### Task requirements
Retype word for word the first line of the listing and each line after it up to the line with "Q2 = [0.178, 0.562, 1.78, 5.62, 17.8, 56.2, 178]", with the pictures taken out.

### Collected data
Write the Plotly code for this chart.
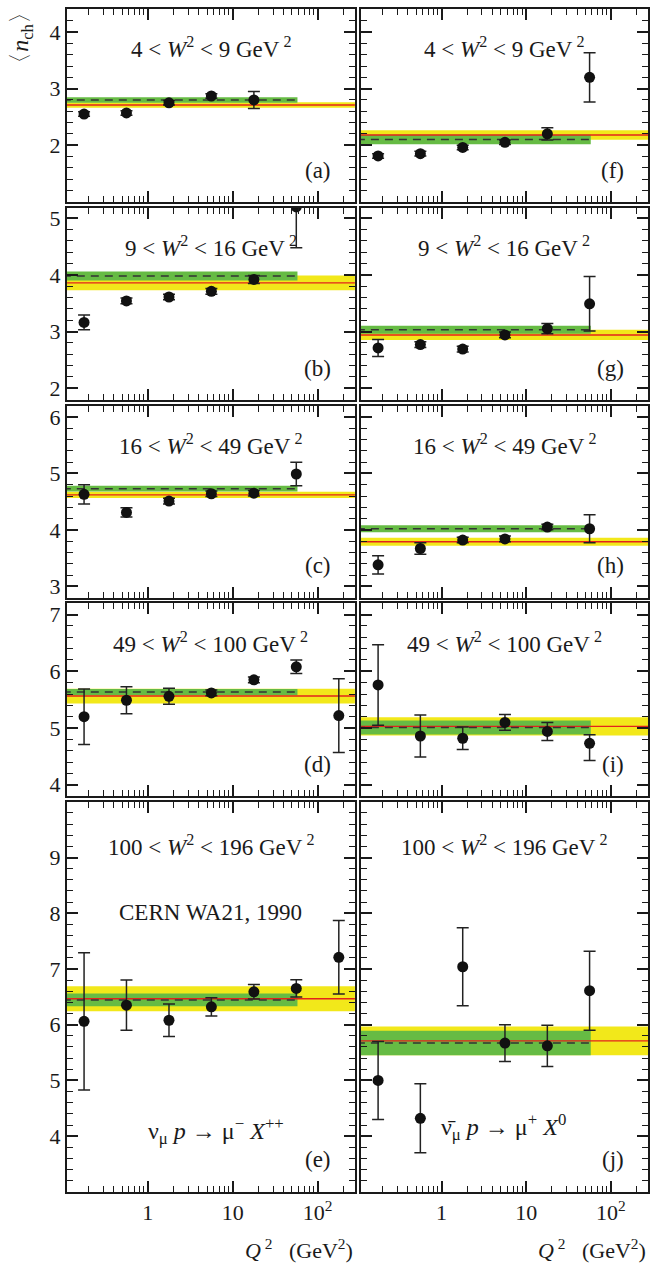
import plotly.graph_objects as go

# ---------------- data ----------------
Q2 = [0.178, 0.562, 1.78, 5.62, 17.8, 56.2, 178]

nch_a = [2.55, 2.57, 2.75, 2.87, 2.80]
err_a = [0.04, 0.04, 0.04, 0.04, 0.15]
nch_b = [3.16, 3.54, 3.61, 3.71, 3.92, 5.20]
err_b = [0.13, 0.05, 0.05, 0.05, 0.07, 0.72]
nch_c = [4.63, 4.31, 4.51, 4.64, 4.65, 4.99]
err_c = [0.17, 0.08, 0.05, 0.05, 0.05, 0.21]
nch_d = [5.20, 5.49, 5.56, 5.62, 5.85, 6.08, 5.22]
err_d = [0.49, 0.24, 0.14, 0.05, 0.05, 0.12, 0.65]
nch_e = [6.06, 6.35, 6.08, 6.32, 6.59, 6.65, 7.21]
err_e = [1.23, 0.45, 0.29, 0.165, 0.13, 0.155, 0.66]
nch_f = [1.81, 1.85, 1.96, 2.05, 2.20, 3.20]
err_f = [0.04, 0.04, 0.04, 0.04, 0.11, 0.435]
nch_g = [2.71, 2.77, 2.69, 2.94, 3.05, 3.49]
err_g = [0.15, 0.05, 0.05, 0.05, 0.09, 0.48]
nch_h = [3.38, 3.67, 3.82, 3.84, 4.05, 4.02]
err_h = [0.16, 0.10, 0.05, 0.05, 0.05, 0.25]
nch_i = [5.76, 4.86, 4.82, 5.10, 4.94, 4.73]
err_i = [0.71, 0.37, 0.20, 0.14, 0.16, 0.15]
errm_i = [0.71, 0.37, 0.20, 0.14, 0.16, 0.30]
nch_j = [5.00, 4.32, 7.04, 5.67, 5.62, 6.61]
err_j = [0.70, 0.62, 0.70, 0.33, 0.37, 0.71]

panel_letters = ["a", "b", "c", "d", "e", "f", "g", "h", "i", "j"]
nch_all = [nch_a, nch_b, nch_c, nch_d, nch_e, nch_f, nch_g, nch_h, nch_i, nch_j]
errp_all = [err_a, err_b, err_c, err_d, err_e, err_f, err_g, err_h, err_i, err_j]
errm_all = [err_a, err_b, err_c, err_d, err_e, err_f, err_g, err_h, errm_i, err_j]

green_c = [2.80, 3.98, 4.73, 5.635, 6.445, 2.10, 3.03, 4.02, 5.01, 5.67]
green_h = [0.05, 0.08, 0.05, 0.055, 0.113, 0.083, 0.07, 0.06, 0.125, 0.22]
yellow_c = [2.71, 3.86, 4.62, 5.565, 6.466, 2.18, 2.94, 3.79, 5.03, 5.71]
yellow_h = [0.05, 0.13, 0.055, 0.13, 0.223, 0.083, 0.09, 0.07, 0.16, 0.256]
green_end = 58
band_x = [0.1, 300]

w_lo = [4, 9, 16, 49, 100]
w_hi = [9, 16, 49, 100, 196]

y_ranges = [[0.99, 4.41], [1.79, 5.19], [2.8, 6.2], [3.8, 7.2], [3.0, 10.0]]
y_ticks = [[2, 3, 4], [2, 3, 4, 5], [3, 4, 5, 6], [4, 5, 6, 7], [4, 5, 6, 7, 8, 9]]
x_major = [0.1, 1, 10, 100]
x_major_text = ["", "1", "10", "10<sup>2</sup>"]
x_minor = [0.2, 0.3, 0.4, 0.5, 0.6, 0.7, 0.8, 0.9,
           2, 3, 4, 5, 6, 7, 8, 9, 20, 30, 40, 50, 60, 70, 80, 90, 200]

# ---------------- layout geometry ----------------
W, H = 650, 1267
x_dom = [[67 / W, 356 / W], [362 / W, 1.0]]
y_px = [(7, 200.7), (206, 399), (404.7, 597), (602.7, 796), (801.7, 1192.7)]
y_dom = [[1 - b / H, 1 - t / H] for t, b in y_px]

FONT = "Liberation Serif, Times New Roman, DejaVu Serif, serif"
INK = "#1a1a1a"
GREEN = "#66bb44"
YELLOW = "#f2e81a"
RED = "#e3231c"

fig = go.Figure()
layout = {}
annotations = []

for i, letter in enumerate(panel_letters):
    col, row = divmod(i, 5)
    n = i + 1
    xs = "x" if n == 1 else f"x{n}"
    ys = "y" if n == 1 else f"y{n}"
    xa = "xaxis" if n == 1 else f"xaxis{n}"
    ya = "yaxis" if n == 1 else f"yaxis{n}"

    yc, yh = yellow_c[i], yellow_h[i]
    gc, gh = green_c[i], green_h[i]
    x0, x1 = band_x
    # yellow band (full width)
    fig.add_trace(go.Scatter(x=[x0, x1, x1, x0], y=[yc - yh, yc - yh, yc + yh, yc + yh],
                             fill="toself", fillcolor=YELLOW, mode="none",
                             xaxis=xs, yaxis=ys, hoverinfo="skip", showlegend=False))
    # green band
    fig.add_trace(go.Scatter(x=[x0, green_end, green_end, x0], y=[gc - gh, gc - gh, gc + gh, gc + gh],
                             fill="toself", fillcolor=GREEN, mode="none",
                             xaxis=xs, yaxis=ys, hoverinfo="skip", showlegend=False))
    # red line
    fig.add_trace(go.Scatter(x=band_x, y=[yc, yc], mode="lines",
                             line=dict(color=RED, width=1.4),
                             xaxis=xs, yaxis=ys, hoverinfo="skip", showlegend=False))
    # dashed line
    fig.add_trace(go.Scatter(x=[x0, green_end], y=[gc, gc], mode="lines",
                             line=dict(color="#333333", width=1.5, dash="8px,6px"),
                             xaxis=xs, yaxis=ys, hoverinfo="skip", showlegend=False))
    # points
    vals = nch_all[i]
    fig.add_trace(go.Scatter(x=Q2[:len(vals)], y=vals, mode="markers",
                             marker=dict(color="#111111", size=11),
                             error_y=dict(type="data", array=errp_all[i], arrayminus=errm_all[i],
                                          symmetric=False, color="#222222", thickness=1.5, width=6),
                             xaxis=xs, yaxis=ys, showlegend=False))

    layout[xa] = dict(type="log", range=[-0.953, 2.44], domain=x_dom[col], anchor=ys,
                      showline=True, linecolor=INK, linewidth=2, mirror="allticks",
                      ticks="inside", ticklen=11, tickwidth=1.5, tickcolor=INK,
                      tickmode="array", tickvals=x_major, ticktext=x_major_text,
                      showticklabels=(row == 4),
                      tickfont=dict(family=FONT, size=22, color=INK),
                      minor=dict(ticks="inside", ticklen=6, tickwidth=1.2, tickcolor=INK,
                                 tickmode="array", tickvals=x_minor, showgrid=False),
                      showgrid=False, zeroline=False)
    layout[ya] = dict(range=y_ranges[row], domain=y_dom[row], anchor=xs,
                      showline=True, linecolor=INK, linewidth=2, mirror="allticks",
                      ticks="inside", ticklen=11, tickwidth=1.5, tickcolor=INK,
                      tickmode="array", tickvals=y_ticks[row],
                      showticklabels=(col == 0),
                      tickfont=dict(family=FONT, size=22, color=INK),
                      minor=dict(ticks="inside", ticklen=6, tickwidth=1.2, tickcolor=INK,
                                 tick0=0, dtick=0.2, showgrid=False),
                      showgrid=False, zeroline=False)

    # W^2 range label
    annotations.append(dict(
        text=f"{w_lo[row]} < <i>W</i><sup>2</sup> < {w_hi[row]} GeV<sup> 2</sup>",
        xref=f"{xs} domain", yref=f"{ys} domain", x=0.5, y=1,
        xanchor="center", yanchor="middle", yshift=-44 if row == 4 else -39,
        showarrow=False, font=dict(family=FONT, size=23, color=INK)))
    # panel letter
    annotations.append(dict(
        text=f"({letter})", xref=f"{xs} domain", yref=f"{ys} domain", x=1, y=0,
        xanchor="right", yanchor="middle", xshift=-22, yshift=32,
        showarrow=False, font=dict(family=FONT, size=23, color=INK)))

annotations.append(dict(text="CERN WA21, 1990", xref="x5 domain", yref="y5 domain",
                        x=0.5, y=1, xanchor="center", yanchor="middle", yshift=-111,
                        showarrow=False, font=dict(family=FONT, size=23, color=INK)))
annotations.append(dict(text="ν<sub>μ</sub> <i>p</i> → μ<sup>−</sup> <i>X</i><sup>++</sup>",
                        xref="x5 domain", yref="y5 domain", x=0.5, y=0,
                        xanchor="center", yanchor="middle", xshift=5, yshift=61,
                        showarrow=False, font=dict(family=FONT, size=24, color=INK)))
annotations.append(dict(text="ν\u0304<sub>μ</sub> <i>p</i> → μ<sup>+</sup> <i>X</i><sup>0</sup>",
                        xref="x10 domain", yref="y10 domain", x=0, y=0,
                        xanchor="left", yanchor="middle", xshift=78, yshift=65,
                        showarrow=False, font=dict(family=FONT, size=24, color=INK)))
# axis titles
annotations.append(dict(text="〈<i>n</i><sub>ch</sub>〉", xref="paper", yref="paper",
                        x=22 / W, y=1 - 36 / H, xanchor="center", yanchor="middle",
                        textangle=-90, showarrow=False,
                        font=dict(family=FONT, size=24, color=INK)))
for xr in [356 / W, 650 / W]:
    annotations.append(dict(text="<i>Q</i><sup> 2</sup>   (GeV<sup>2</sup>)", xref="paper", yref="paper",
                            x=xr, y=1 - 1250 / H, xanchor="right", yanchor="middle",
                            showarrow=False, font=dict(family=FONT, size=22, color=INK)))

fig.update_layout(width=W, height=H, margin=dict(l=0, r=0, t=0, b=0),
                  paper_bgcolor="white", plot_bgcolor="white",
                  annotations=annotations, **layout)

fig.write_html("out.html")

### Written answer
Write the Plotly code for this chart.
import plotly.graph_objects as go

# ---------------- data ----------------
Q2 = [0.178, 0.562, 1.78, 5.62, 17.8, 56.2, 178]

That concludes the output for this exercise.